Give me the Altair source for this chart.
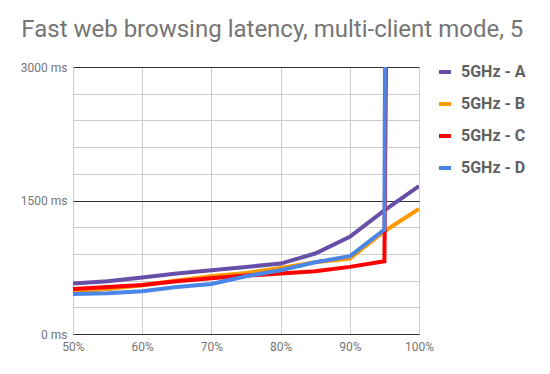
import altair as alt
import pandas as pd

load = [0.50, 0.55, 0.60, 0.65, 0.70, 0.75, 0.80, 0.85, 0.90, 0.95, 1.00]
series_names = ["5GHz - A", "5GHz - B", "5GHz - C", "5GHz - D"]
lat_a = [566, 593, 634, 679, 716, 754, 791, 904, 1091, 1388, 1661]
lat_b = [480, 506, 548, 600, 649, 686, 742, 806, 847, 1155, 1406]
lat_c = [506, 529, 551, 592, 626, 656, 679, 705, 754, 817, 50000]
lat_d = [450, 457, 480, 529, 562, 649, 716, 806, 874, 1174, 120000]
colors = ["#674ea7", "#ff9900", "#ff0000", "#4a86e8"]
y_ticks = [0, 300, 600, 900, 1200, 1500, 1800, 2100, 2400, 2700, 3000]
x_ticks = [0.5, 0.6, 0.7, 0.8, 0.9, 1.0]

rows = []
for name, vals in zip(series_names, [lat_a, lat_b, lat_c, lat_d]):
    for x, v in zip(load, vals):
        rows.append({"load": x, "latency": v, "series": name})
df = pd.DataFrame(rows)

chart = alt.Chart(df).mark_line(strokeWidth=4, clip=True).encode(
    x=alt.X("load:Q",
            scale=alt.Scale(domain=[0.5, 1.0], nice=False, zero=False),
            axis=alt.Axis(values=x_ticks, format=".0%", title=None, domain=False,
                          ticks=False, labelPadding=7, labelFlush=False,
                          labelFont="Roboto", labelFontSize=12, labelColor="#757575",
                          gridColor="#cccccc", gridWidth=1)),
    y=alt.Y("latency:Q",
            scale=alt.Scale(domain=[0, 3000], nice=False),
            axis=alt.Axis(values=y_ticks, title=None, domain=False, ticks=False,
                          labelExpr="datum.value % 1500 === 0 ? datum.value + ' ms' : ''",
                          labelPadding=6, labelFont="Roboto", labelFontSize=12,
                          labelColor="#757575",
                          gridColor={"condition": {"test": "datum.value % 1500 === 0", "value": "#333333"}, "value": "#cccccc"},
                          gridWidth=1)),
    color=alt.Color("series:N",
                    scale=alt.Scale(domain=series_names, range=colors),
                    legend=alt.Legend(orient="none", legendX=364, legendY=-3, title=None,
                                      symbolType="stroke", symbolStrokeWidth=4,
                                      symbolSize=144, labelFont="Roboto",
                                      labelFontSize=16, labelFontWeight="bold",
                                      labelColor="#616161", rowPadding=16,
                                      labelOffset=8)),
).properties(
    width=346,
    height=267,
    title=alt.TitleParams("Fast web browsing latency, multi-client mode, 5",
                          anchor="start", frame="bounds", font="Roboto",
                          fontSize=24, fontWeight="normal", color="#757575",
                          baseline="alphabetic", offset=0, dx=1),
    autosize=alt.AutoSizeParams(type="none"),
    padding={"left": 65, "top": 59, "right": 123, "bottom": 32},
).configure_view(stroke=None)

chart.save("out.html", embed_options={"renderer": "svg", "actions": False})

**DO THIS**
Write out again every line above exactly as given; the pictures do not belong in the copy.

**ANSWER FOR THIS EXERCISE**
Give me the Altair source for this chart.
import altair as alt
import pandas as pd

load = [0.50, 0.55, 0.60, 0.65, 0.70, 0.75, 0.80, 0.85, 0.90, 0.95, 1.00]
series_names = ["5GHz - A", "5GHz - B", "5GHz - C", "5GHz - D"]
lat_a = [566, 593, 634, 679, 716, 754, 791, 904, 1091, 1388, 1661]
lat_b = [480, 506, 548, 600, 649, 686, 742, 806, 847, 1155, 1406]
lat_c = [506, 529, 551, 592, 626, 656, 679, 705, 754, 817, 50000]
lat_d = [450, 457, 480, 529, 562, 649, 716, 806, 874, 1174, 120000]
colors = ["#674ea7", "#ff9900", "#ff0000", "#4a86e8"]
y_ticks = [0, 300, 600, 900, 1200, 1500, 1800, 2100, 2400, 2700, 3000]
x_ticks = [0.5, 0.6, 0.7, 0.8, 0.9, 1.0]

rows = []
for name, vals in zip(series_names, [lat_a, lat_b, lat_c, lat_d]):
    for x, v in zip(load, vals):
        rows.append({"load": x, "latency": v, "series": name})
df = pd.DataFrame(rows)

chart = alt.Chart(df).mark_line(strokeWidth=4, clip=True).encode(
    x=alt.X("load:Q",
            scale=alt.Scale(domain=[0.5, 1.0], nice=False, zero=False),
            axis=alt.Axis(values=x_ticks, format=".0%", title=None, domain=False,
                          ticks=False, labelPadding=7, labelFlush=False,
                          labelFont="Roboto", labelFontSize=12, labelColor="#757575",
                          gridColor="#cccccc", gridWidth=1)),
    y=alt.Y("latency:Q",
            scale=alt.Scale(domain=[0, 3000], nice=False),
            axis=alt.Axis(values=y_ticks, title=None, domain=False, ticks=False,
                          labelExpr="datum.value % 1500 === 0 ? datum.value + ' ms' : ''",
                          labelPadding=6, labelFont="Roboto", labelFontSize=12,
                          labelColor="#757575",
                          gridColor={"condition": {"test": "datum.value % 1500 === 0", "value": "#333333"}, "value": "#cccccc"},
                          gridWidth=1)),
    color=alt.Color("series:N",
                    scale=alt.Scale(domain=series_names, range=colors),
                    legend=alt.Legend(orient="none", legendX=364, legendY=-3, title=None,
                                      symbolType="stroke", symbolStrokeWidth=4,
                                      symbolSize=144, labelFont="Roboto",
                                      labelFontSize=16, labelFontWeight="bold",
                                      labelColor="#616161", rowPadding=16,
                                      labelOffset=8)),
).properties(
    width=346,
    height=267,
    title=alt.TitleParams("Fast web browsing latency, multi-client mode, 5",
                          anchor="start", frame="bounds", font="Roboto",
                          fontSize=24, fontWeight="normal", color="#757575",
                          baseline="alphabetic", offset=0, dx=1),
    autosize=alt.AutoSizeParams(type="none"),
    padding={"left": 65, "top": 59, "right": 123, "bottom": 32},
).configure_view(stroke=None)

chart.save("out.html", embed_options={"renderer": "svg", "actions": False})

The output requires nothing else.